━━━ Dataset extract
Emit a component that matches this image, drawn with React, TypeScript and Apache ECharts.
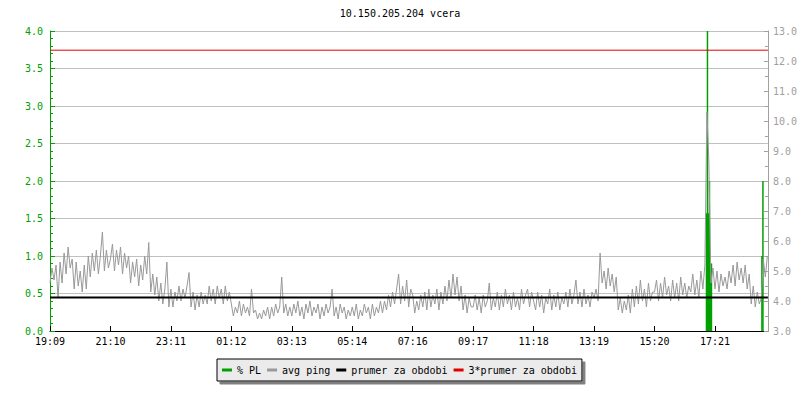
import React, { useEffect, useRef } from "react";
import * as echarts from "echarts";

const TITLE = "10.150.205.204 vcera";
const FONT = "'DejaVu Sans Mono', 'Liberation Mono', monospace";

// x axis: minutes since 19:09, one label every 121 minutes
const xLabels = ["19:09", "21:10", "23:11", "01:12", "03:13", "05:14", "07:16", "09:17", "11:18", "13:19", "15:20", "17:21"];
const LABEL_STEP_MIN = 121;
const SAMPLES_PER_LABEL = 30;
const PERIOD_MIN = 1437;

// avg ping (right axis), one array per labelled 2-hour block
const ping1909 = [4.6, 5.1, 4.7, 5.2, 4.1, 5.3, 4.6, 5.6, 4.9, 5.8, 5.1, 5.4, 4.4, 5.3, 4.5, 5.0, 4.3, 5.2, 4.4, 5.5, 4.8, 5.6, 5.0, 5.7, 4.9, 5.5, 6.3, 5.0, 5.7, 5.1];
const ping2110 = [5.4, 5.9, 5.0, 5.7, 5.2, 5.8, 4.9, 5.6, 5.1, 5.5, 4.6, 5.3, 4.8, 5.4, 4.5, 5.2, 4.7, 5.5, 4.9, 5.95, 4.3, 4.9, 4.2, 4.8, 4.0, 4.6, 3.9, 4.4, 5.3, 3.8];
const ping2311 = [4.4, 3.8, 4.3, 4.0, 4.5, 4.0, 4.4, 4.1, 4.5, 4.95, 3.8, 4.3, 3.7, 4.2, 3.8, 4.3, 3.9, 4.2, 3.9, 4.5, 4.0, 4.4, 3.9, 4.5, 4.1, 4.4, 3.9, 4.5, 4.0, 4.3];
const ping0112 = [3.9, 3.5, 3.8, 3.6, 4.0, 3.5, 3.9, 3.6, 3.8, 3.5, 4.4, 3.6, 3.7, 3.4, 3.6, 3.4, 3.7, 3.5, 3.8, 3.4, 3.8, 3.5, 3.9, 3.6, 3.8, 4.8, 3.6, 3.9, 3.5, 3.8];
const ping0313 = [3.5, 3.9, 3.6, 4.0, 3.5, 3.8, 3.4, 3.9, 3.6, 4.0, 3.5, 3.8, 3.6, 3.9, 3.4, 3.8, 3.5, 3.9, 3.6, 3.8, 4.4, 3.5, 3.8, 3.4, 3.9, 3.6, 3.8, 3.4, 3.7, 3.5];
const ping0514 = [3.8, 3.5, 3.9, 3.4, 3.7, 3.5, 3.9, 3.6, 3.8, 3.4, 3.9, 3.5, 3.8, 3.6, 4.0, 3.6, 4.0, 3.7, 4.2, 3.8, 4.3, 3.9, 4.4, 4.9, 3.9, 4.5, 4.0, 4.7, 3.8, 4.4];
const ping0716 = [4.2, 3.6, 4.0, 3.7, 4.2, 3.8, 4.3, 3.7, 4.4, 3.8, 4.2, 3.9, 4.4, 3.7, 4.3, 3.9, 4.5, 4.0, 4.7, 4.1, 4.9, 4.2, 4.8, 4.0, 4.5, 3.7, 4.2, 3.6, 4.1, 3.8];
const ping0917 = [3.8, 4.2, 3.7, 4.1, 3.6, 4.2, 3.8, 4.0, 4.6, 3.7, 4.1, 3.8, 4.3, 3.7, 4.2, 3.8, 4.4, 3.9, 4.2, 3.7, 4.3, 3.8, 4.1, 3.7, 4.4, 3.9, 4.2, 4.4, 3.8, 4.3];
const ping1118 = [4.0, 3.7, 4.3, 3.8, 4.2, 3.6, 4.1, 3.9, 4.4, 3.7, 4.2, 3.8, 4.3, 3.7, 4.1, 3.9, 4.3, 3.8, 4.4, 3.9, 4.2, 4.7, 3.9, 4.3, 3.8, 4.4, 3.9, 4.2, 3.8, 4.3];
const ping1319 = [4.1, 4.4, 4.0, 5.6, 4.6, 5.0, 4.4, 5.1, 4.5, 4.9, 4.3, 4.8, 3.7, 4.1, 3.6, 4.0, 3.7, 4.2, 3.6, 4.4, 3.8, 4.5, 3.9, 4.7, 4.0, 4.4, 3.8, 4.6, 4.0, 4.3];
const ping1520 = [4.3, 4.7, 4.0, 4.6, 4.1, 4.8, 4.2, 4.5, 4.0, 4.7, 4.1, 4.6, 4.0, 4.8, 4.2, 4.6, 4.1, 4.5, 4.3, 4.9, 4.2, 4.7, 4.1, 5.0, 4.4, 5.2, 10.3, 8.6, 4.6, 5.1];
const ping1721 = [4.4, 5.0, 4.3, 4.9, 4.5, 4.8, 4.4, 5.0, 4.6, 5.2, 4.5, 5.3, 4.7, 5.1, 4.6, 5.2, 4.4, 4.9, 3.9, 4.5, 3.8, 4.3, 3.9, 4.1, 5.4, 4.8, 5.5];

// % packet loss (left axis): minute offsets and values
const plMinutes = [1314, 1316, 1318, 1320, 1322, 1324, 1425, 1427];
const plValues = [1.57, 4.5, 1.57, 2.0, 0.9, 0.9, 1.0, 2.0];

// average of avg ping over the period
const prumer = 4.12;

const legendNames = ["% PL", "avg ping", "prumer za obdobi", "3*prumer za obdobi"];

export default function App() {
  const ref = useRef<HTMLDivElement>(null);

  useEffect(() => {
    document.body.style.margin = "0";
    if (!ref.current) return;
    const chart = echarts.init(ref.current, undefined, { renderer: "svg" });

    const step = LABEL_STEP_MIN / SAMPLES_PER_LABEL;
    const pingAll = [
      ...ping1909, ...ping2110, ...ping2311, ...ping0112, ...ping0313, ...ping0514,
      ...ping0716, ...ping0917, ...ping1118, ...ping1319, ...ping1520, ...ping1721,
    ];
    const pingData = pingAll.map((v, i) => [i * step, v]);
    const plData = plMinutes.map((t, i) => [t, plValues[i]]);

    const green = "#00a000";
    const gray = "#999999";
    const axisGray = "#a0a0a0";

    chart.setOption({
      animation: false,
      backgroundColor: "#ffffff",
      title: {
        text: TITLE,
        left: "center",
        top: 3,
        textStyle: { fontFamily: FONT, fontSize: 10, fontWeight: "normal", color: "#000" },
      },
      legend: {
        data: legendNames,
        left: 217,
        top: 359,
        orient: "horizontal",
        padding: [6, 5, 6, 5],
        itemGap: 6,
        itemWidth: 10,
        itemHeight: 3,
        icon: "rect",
        backgroundColor: "#ebebeb",
        borderColor: "#000",
        borderWidth: 1,
        shadowColor: "#808080",
        shadowOffsetX: 3,
        shadowOffsetY: 3,
        shadowBlur: 0,
        selectedMode: false,
        textStyle: { fontFamily: FONT, fontSize: 10, color: "#000" },
      },
      grid: { left: 50, right: 30, top: 31, bottom: 69, containLabel: false },
      xAxis: {
        type: "value",
        min: 0,
        max: PERIOD_MIN,
        interval: LABEL_STEP_MIN,
        axisLine: { show: true, onZero: false, lineStyle: { color: "#000", width: 1 } },
        axisTick: { show: true, inside: true, length: 5, lineStyle: { color: "#000" } },
        splitLine: { show: false },
        axisLabel: {
          margin: 5,
          fontFamily: FONT,
          fontSize: 10,
          color: "#000",
          showMaxLabel: false,
          formatter: (v: number) => {
            const k = Math.round(v / LABEL_STEP_MIN);
            return Math.abs(v - k * LABEL_STEP_MIN) < 0.01 && xLabels[k] ? xLabels[k] : "";
          },
        },
      },
      yAxis: [
        {
          type: "value",
          position: "left",
          min: 0,
          max: 4,
          interval: 0.5,
          axisLine: { show: true, lineStyle: { color: green, width: 1 } },
          axisTick: { show: true, inside: true, length: 5, lineStyle: { color: green } },
          minorTick: { show: true, splitNumber: 5, length: 3, lineStyle: { color: green } },
          splitLine: { show: true, lineStyle: { color: "#c0c0c0", width: 1 } },
          axisLabel: {
            margin: 7,
            fontFamily: FONT,
            fontSize: 10,
            color: green,
            formatter: (v: number) => v.toFixed(1),
          },
        },
        {
          type: "value",
          position: "right",
          min: 3,
          max: 13,
          interval: 1,
          axisLine: { show: true, lineStyle: { color: axisGray, width: 1 } },
          axisTick: { show: true, inside: true, length: 4, lineStyle: { color: axisGray } },
          minorTick: { show: true, splitNumber: 2, length: 3, lineStyle: { color: axisGray } },
          splitLine: { show: false },
          axisLabel: {
            margin: 5,
            fontFamily: FONT,
            fontSize: 10,
            color: axisGray,
            formatter: (v: number) => v.toFixed(1),
          },
        },
      ],
      series: [
        {
          name: "% PL",
          type: "bar",
          yAxisIndex: 0,
          barWidth: 1.5,
          color: green,
          itemStyle: { color: green },
          data: plData,
        },
        {
          name: "avg ping",
          type: "line",
          yAxisIndex: 1,
          symbol: "none",
          color: gray,
          lineStyle: { color: gray, width: 1 },
          data: pingData,
        },
        {
          name: "prumer za obdobi",
          type: "line",
          yAxisIndex: 1,
          symbol: "none",
          color: "#000",
          lineStyle: { color: "#000", width: 2 },
          data: [[0, prumer], [PERIOD_MIN, prumer]],
        },
        {
          name: "3*prumer za obdobi",
          type: "line",
          yAxisIndex: 1,
          symbol: "none",
          color: "#e00000",
          lineStyle: { color: "#e00000", width: 1 },
          data: [[0, 3 * prumer], [PERIOD_MIN, 3 * prumer]],
        },
      ],
    });

    return () => chart.dispose();
  }, []);

  return (
    <div
      ref={ref}
      style={{ position: "fixed", left: 0, top: 0, width: 800, height: 400, background: "#fff" }}
    />
  );
}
━━━━━━
## [Problem to work on]
Go from the first line of the listing to the line holding "const PERIOD_MIN = 1437;" and, please, transcribe those lines exactly, both included, with no pictures.

## [Answer below]
Emit a component that matches this image, drawn with React, TypeScript and Apache ECharts.
import React, { useEffect, useRef } from "react";
import * as echarts from "echarts";

const TITLE = "10.150.205.204 vcera";
const FONT = "'DejaVu Sans Mono', 'Liberation Mono', monospace";

// x axis: minutes since 19:09, one label every 121 minutes
const xLabels = ["19:09", "21:10", "23:11", "01:12", "03:13", "05:14", "07:16", "09:17", "11:18", "13:19", "15:20", "17:21"];
const LABEL_STEP_MIN = 121;
const SAMPLES_PER_LABEL = 30;
const PERIOD_MIN = 1437;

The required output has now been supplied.